Throw in a devolution deal that would allow Nunavut to earn royalties from resource industries, in addition to increased tax revenues, and Nunavut could work its way out of being a financial ward of the federal government.

Or so the theory goes.

Earlier this month, the NWT government reportedly reached a devolution agreement-in-principle with Ottawa, which would give the GNWT control over federal lands — and rights to the water and minerals in those lands.

Some MLAs and First Nations leaders in the NWT slammed the deal, over concerns it would make aboriginal governments subservient to the territorial government, but that won’t be a problem in Nunavut, where the Inuit land claim is settled.

Aariak said Oct. 20 that the GN is ready to negotiate with Ottawa on devolution, but the federal government has yet to appoint a negotiator.

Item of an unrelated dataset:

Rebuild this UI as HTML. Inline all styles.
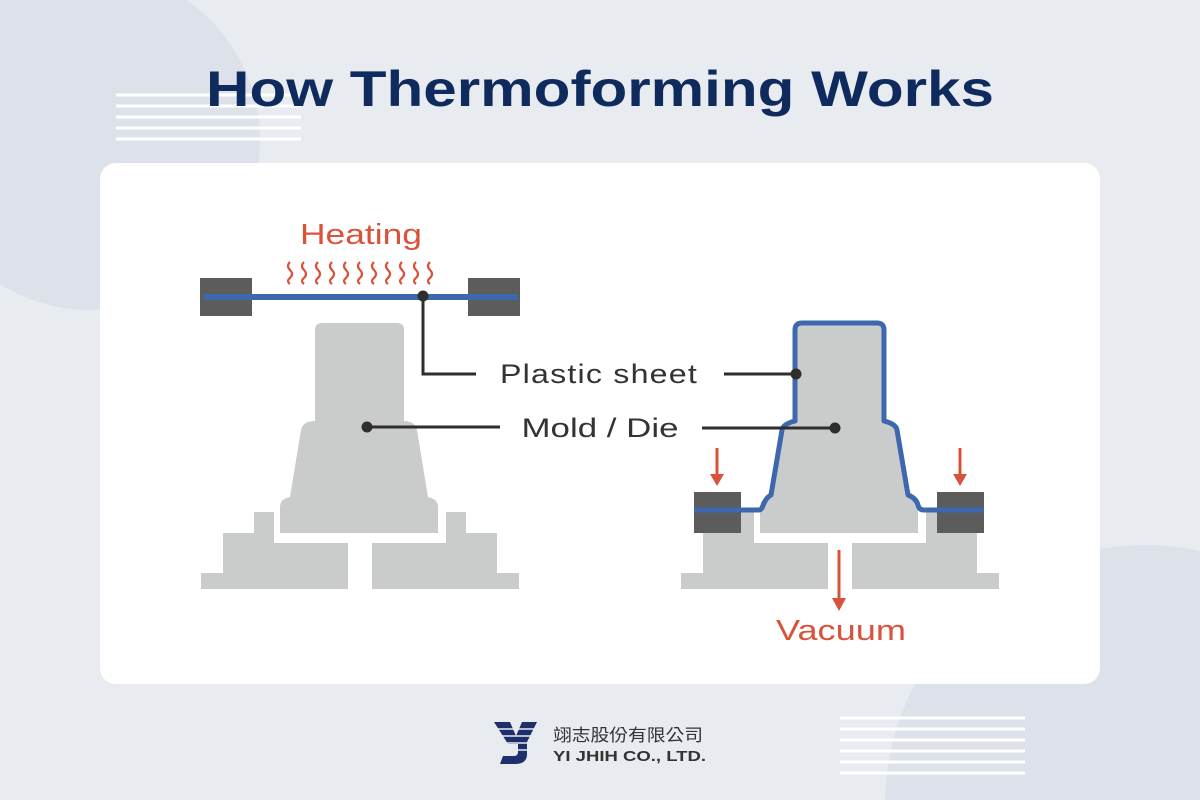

“We’re ready,” she said. “We’ve had a negotiation mandate for a few years.”

In the mean-time, Nunavut’s premier said the GN is readying a communications plan to tell Nunavummiut more about Nunavut’s devolution pitch.

“I’m finding since I got this job that not a whole lot of people know what devolution is,” Aariak said.

As it stands now, Peterson is blunt when asked about Nunavut’s prospects for financial independence from Ottawa.

“We’re going to be totally, totally dependent for the foreseeable future on Ottawa,” he said.

Peterson said the federal government’s looming cutbacks aimed at tackling a $55-billion deficit also raise concerns about how much money will be available when Ottawa and the territories meet to work out a new Territorial Formula Financing agreement when the current deal expires in 2014.

“From what I hear everything’s on the table,” he said. “It’s impossible to predict the outcomes.”

Eighty-five per cent of Nunavut’s annual budget comes from the TFF accord and a further eight per cent comes from a smattering of other federal programs.

Compounding the problem, Peterson said, is an estimated $600 million in infrastructure needs among Nunavut’s municipalities. Nunavut spends roughly $120 million per year on capital projects across the territory.

Combine that with the territory’s lingering need for even more public housing, he said and it’s impossible to catch up.

And even when the federal government comes to the table, “negotiations are very complex, complicated and can take a long time,” Peterson said.

The NWT’s agreement-in-principle on devolution offers little short-term hope for Nunavut, he added, when the territory still has to expand its financial management expertise and fix huge staffing problems.

“It’s taken decades (for the NWT) to get to where they are.”